For the longest time, I had accused Garth Brooks of steering country music down the pop-rock path. That’s not to say I don’t enjoy Garth’s music, but I was wrong. Hemphill set me straight. He gives some of the credit to an “apple-cheeked country boy from Delight, Ark.,” who “sure didn’t sound country to people who always thought country music was an ear-splitting concoction of Ah-luv-yew’s and whiny steel guitars and scratchy fiddles.” He was talking about “Gentle on My Mind” Glen Campbell. Dementia has claimed Campbell’s short-term memory, but it cannot take away his significant role in country music’s transition.
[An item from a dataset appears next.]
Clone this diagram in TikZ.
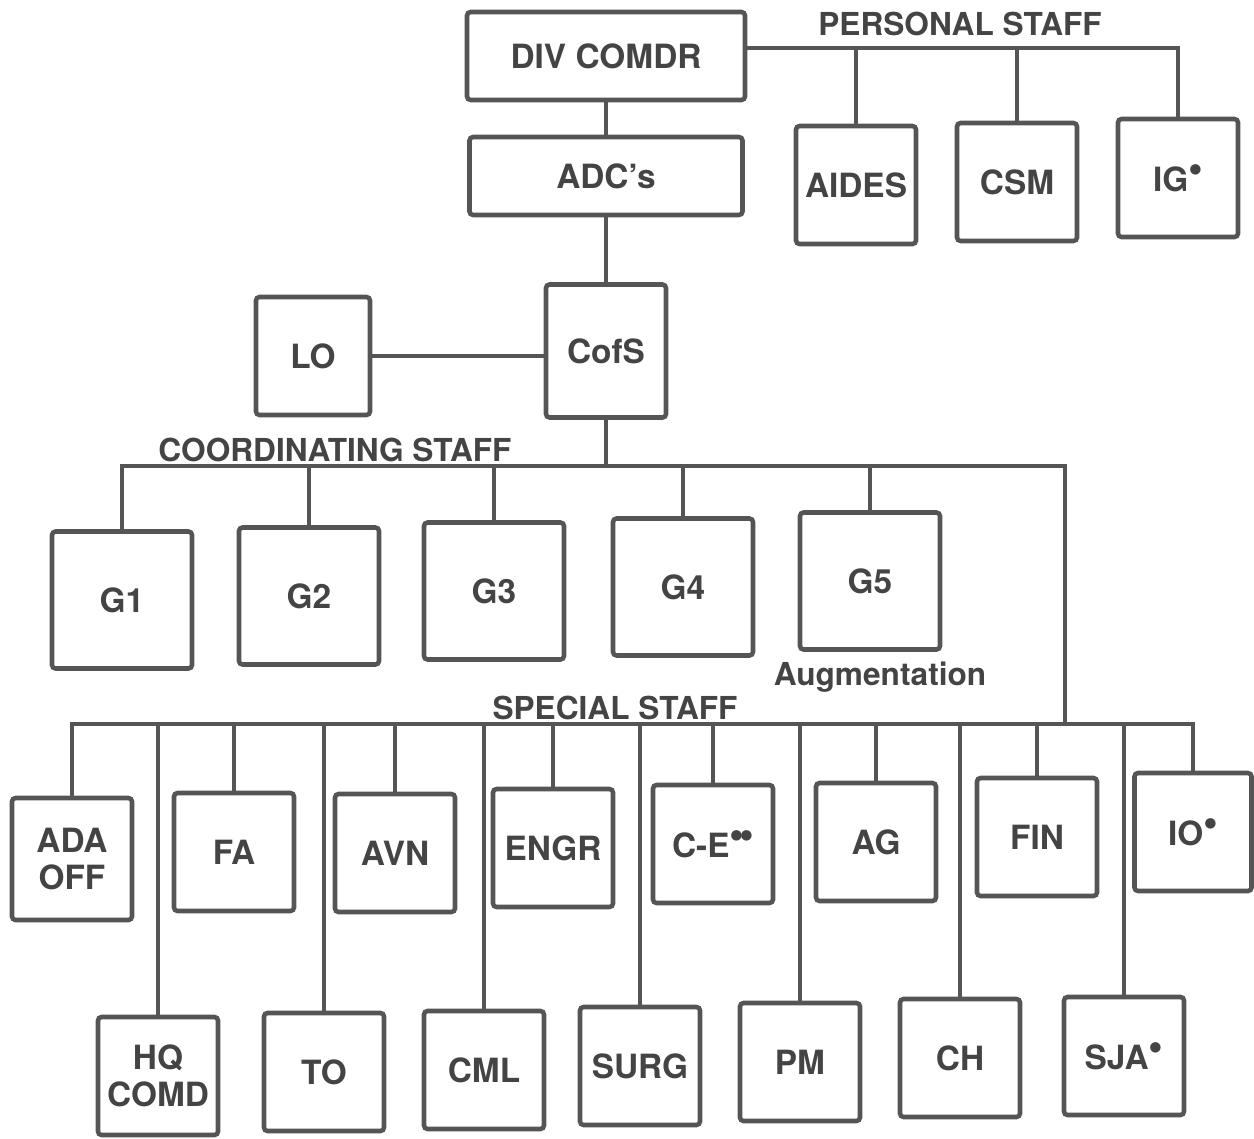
\documentclass[tikz,border=0pt]{standalone}
\usepackage{fontspec}
\setmainfont{TeX Gyre Heros}
\usepackage{tikz}
\usetikzlibrary{calc}
\definecolor{inkgray}{RGB}{85,85,85}
\newcommand{\stardot}{\raisebox{0.26em}{\fontsize{24}{24}\selectfont\textbullet}}
\tikzset{ staff_box/.style = {rectangle, draw=inkgray, line width=2.6pt, rounded corners=2pt, align=center, font=\fontsize{19}{21}\selectfont\bfseries, text=inkgray!80!black, inner sep=0pt} }
\tikzset{ sq_box/.style = {staff_box, minimum width=2.4cm, minimum height=2.36cm} }
\tikzset{ g_box/.style = {staff_box, minimum width=2.8cm, minimum height=2.74cm} }
\tikzset{ staff_lbl/.style = {font=\fontsize{18}{20}\selectfont\bfseries, text=inkgray!80!black} }
\tikzset{ link/.style = {line width=2.6pt, draw=inkgray} }

\begin{document}
\begin{tikzpicture}[x=0.02cm, y=-0.02cm]
                \useasboundingbox (0,0) rectangle (1254,1139);
                % command group
                \node [staff_box, minimum width=5.56cm, minimum height=1.76cm] (DIV) at (606,56) {DIV COMDR};
                \node [staff_box, minimum width=5.46cm, minimum height=1.56cm] (ADC) at (606,176) {ADC's};
                \node [sq_box, minimum height=2.66cm] (CofS) at (606,351) {CofS};
                \node [sq_box, minimum width=2.28cm] (LO) at (313,356) {LO};
                % personal staff
                \node [sq_box] (AIDES) at (856,185) {AIDES};
                \node [sq_box] (CSM) at (1017,182) {CSM};
                \node [sq_box] (IG) at (1178,178) {IG\stardot};
                \node [staff_lbl] (pslbl) at (960,24) {PERSONAL STAFF};
                % coordinating staff
                \node [g_box] (G1) at (122,600) {G1};
                \node [g_box] (G2) at (309,596) {G2};
                \node [g_box] (G3) at (494,591) {G3};
                \node [g_box] (G4) at (683,587) {G4};
                \node [g_box] (G5) at (870,581) {G5};
                \node [staff_lbl] (cslbl) at (335,450) {COORDINATING STAFF};
                \node [staff_lbl] (auglbl) at (880,677) {Augmentation};
                % special staff, upper row
                \node [sq_box, minimum height=2.44cm] (ADA) at (72,859) {ADA\\OFF};
                \node [sq_box] (FA) at (234,852) {FA};
                \node [sq_box] (AVN) at (395,853) {AVN};
                \node [sq_box] (ENGR) at (553,848) {ENGR};
                \node [sq_box] (CE) at (713,844) {C-E\stardot\kern-3pt\stardot};
                \node [sq_box] (AG) at (876,842) {AG};
                \node [sq_box] (FIN) at (1037,837) {FIN};
                \node [sq_box, minimum width=2.34cm] (IO) at (1193,832) {IO\stardot};
                % special staff, lower row
                \node [sq_box] (HQ) at (158,1076) {HQ\\COMD};
                \node [sq_box] (TO) at (324,1072) {TO};
                \node [sq_box] (CML) at (484,1070) {CML};
                \node [sq_box] (SURG) at (640,1066) {SURG};
                \node [sq_box] (PM) at (800,1062) {PM};
                \node [sq_box] (CH) at (960,1058) {CH};
                \node [sq_box] (SJA) at (1124,1056) {SJA\stardot};
                \node [staff_lbl] (sslbl) at (615,708) {SPECIAL STAFF};
                % bus lines
                \coordinate (ps) at (1178,48);
                \coordinate (cs) at (614,466);
                \coordinate (csr) at (1065,466);
                \coordinate (ss) at (1065,724);
                \coordinate (ssr) at (1193,724);
                \draw [link] (DIV.south) to (ADC.north);
                \draw [link] (ADC.south) to (CofS.north);
                \draw [link] (LO.east) to (CofS.west |- LO.east);
                \draw [link] (DIV.east |- ps) -- (ps) -- (IG.north);
                \draw [link] (AIDES.north) -- (AIDES.north |- ps);
                \draw [link] (CSM.north) -- (CSM.north |- ps);
                \draw [link] (CofS.south) -- (CofS.south |- cs);
                \draw [link] (G1.north) -- (G1.north |- cs) -- (csr) -- (ss);
                \foreach \g in {G2,G3,G4,G5}
                        \draw [link] (\g.north) -- (\g.north |- cs);
                \draw [link] (ADA.north) -- (ADA.north |- ss) -- (ssr) -- (IO.north);
                \foreach \s in {FA,AVN,ENGR,CE,AG,FIN}
                        \draw [link] (\s.north) -- (\s.north |- ss);
                \foreach \s in {HQ,TO,CML,SURG,PM,CH,SJA}
                        \draw [link] (\s.north) -- (\s.north |- ss);
        \end{tikzpicture}
\end{document}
When I drove back to UGA in 1968, I was riding in a new Dodge. I was proud of the green vinyl-topped white Coronet 440 that Pope Henry had sold me off Billie Clanton’s lot. I really liked what was hanging under the dash—an 8-track tape player. My first tape to roll was Johnny Cash’s “Live at Folsom Prison.” Hemphill gives you a good look at the Man in Black. That caused a flashback to the time I watched Cash perform one of his Christmas shows in Ryman Auditorium, the original home of the Opry.
The Nashville Sound is a roll call of country music legends. I particularly liked the “Whispering” Bill Anderson chapter. Raised in Decatur, Anderson came to the University of Georgia and worked as a radio DJ in between classes. The late Randolph Holder, then owner of WNGC, once told me that he fired Anderson for ignoring orders and playing country music on his Athens station.
Later both men laughed—all the way to the bank. Anderson became a multimillionaire singer-songwriter in Nashville, and Holder sold his converted-to-country radio station for megamillions.
Today, the preset buttons on my truck’s satellite radio are programmed for six stations: 1950s, 1960s, 1970s, Prime Country, Y2 Kountry and Willie’s (as in Nelson) Roadhouse. Primarily, I bounce back and forth from Beach Music (1950s and 1960s) to Prime Country (1980s and 1990s). Those are my favorites.
When I sample some of the newer country music, I drift back to that 1950s porch swing and imagine what my often irreverent and sharp-tongued granny would have to say about 2015’s version of the “Nashville Sound.” After a few blaring bars of rock music that calls itself country, she’d hiss, “If that’s country music, Honey, my bleep is a bass fiddle.”